> _The task_
List each line of the data that holds the word "code".

begin The data

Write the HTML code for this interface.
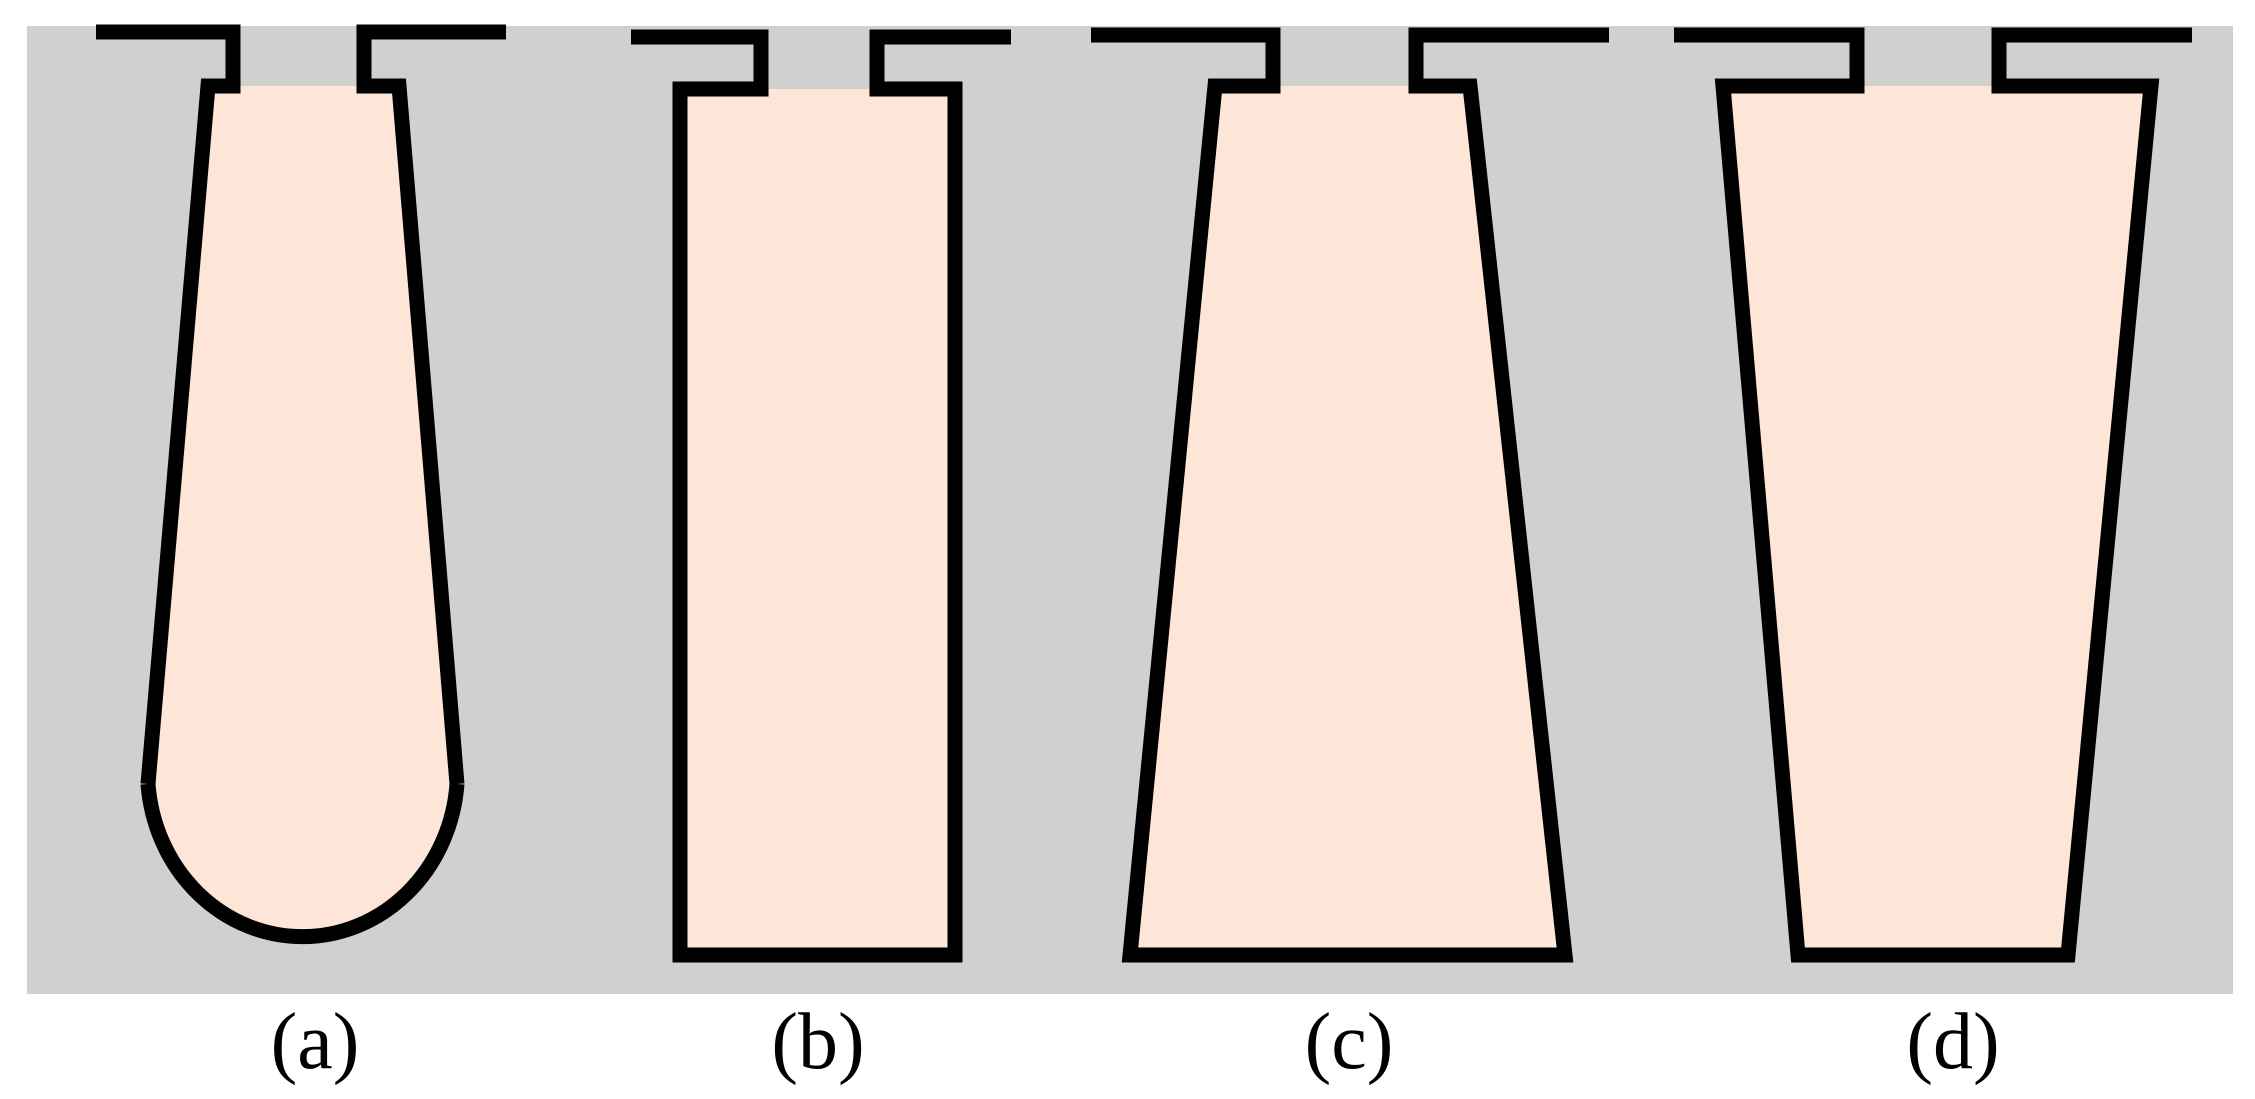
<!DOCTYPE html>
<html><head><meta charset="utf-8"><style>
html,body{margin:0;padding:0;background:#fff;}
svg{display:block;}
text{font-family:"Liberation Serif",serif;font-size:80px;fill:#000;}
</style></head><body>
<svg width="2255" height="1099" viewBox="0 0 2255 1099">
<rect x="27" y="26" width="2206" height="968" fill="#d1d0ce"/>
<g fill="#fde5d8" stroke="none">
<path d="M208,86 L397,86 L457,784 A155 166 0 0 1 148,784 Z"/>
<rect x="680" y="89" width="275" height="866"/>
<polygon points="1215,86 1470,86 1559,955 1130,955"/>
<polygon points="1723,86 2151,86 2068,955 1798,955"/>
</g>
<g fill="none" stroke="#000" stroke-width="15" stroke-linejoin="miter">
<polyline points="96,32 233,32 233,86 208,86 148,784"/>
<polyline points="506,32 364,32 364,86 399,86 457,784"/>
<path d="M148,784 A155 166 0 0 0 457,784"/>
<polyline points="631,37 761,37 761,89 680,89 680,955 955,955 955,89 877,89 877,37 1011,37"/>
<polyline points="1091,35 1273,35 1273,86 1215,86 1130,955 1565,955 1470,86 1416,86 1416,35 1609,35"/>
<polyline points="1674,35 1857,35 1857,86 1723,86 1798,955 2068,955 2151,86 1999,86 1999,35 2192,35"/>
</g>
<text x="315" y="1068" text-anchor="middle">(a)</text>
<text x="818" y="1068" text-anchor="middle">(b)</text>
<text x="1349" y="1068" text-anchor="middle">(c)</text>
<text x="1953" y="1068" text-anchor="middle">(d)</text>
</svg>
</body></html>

end The data
begin The data

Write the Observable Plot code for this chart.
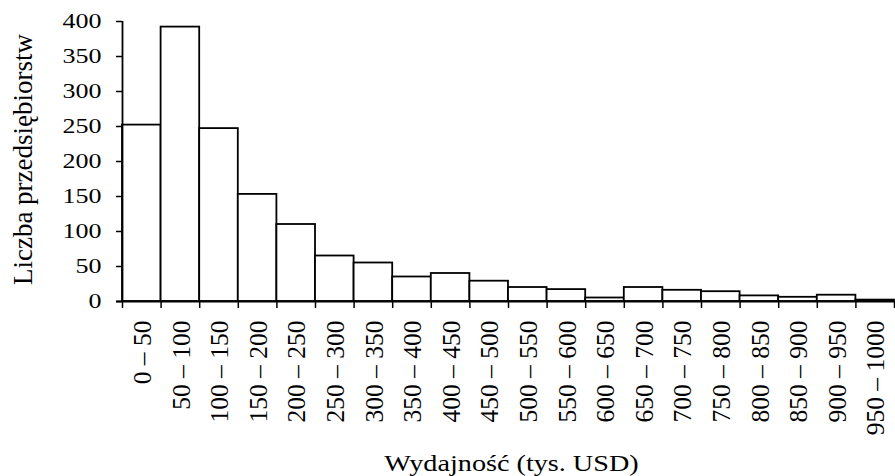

end The data

> _Solved exercise_
Write the HTML code for this interface.
Write the Observable Plot code for this chart.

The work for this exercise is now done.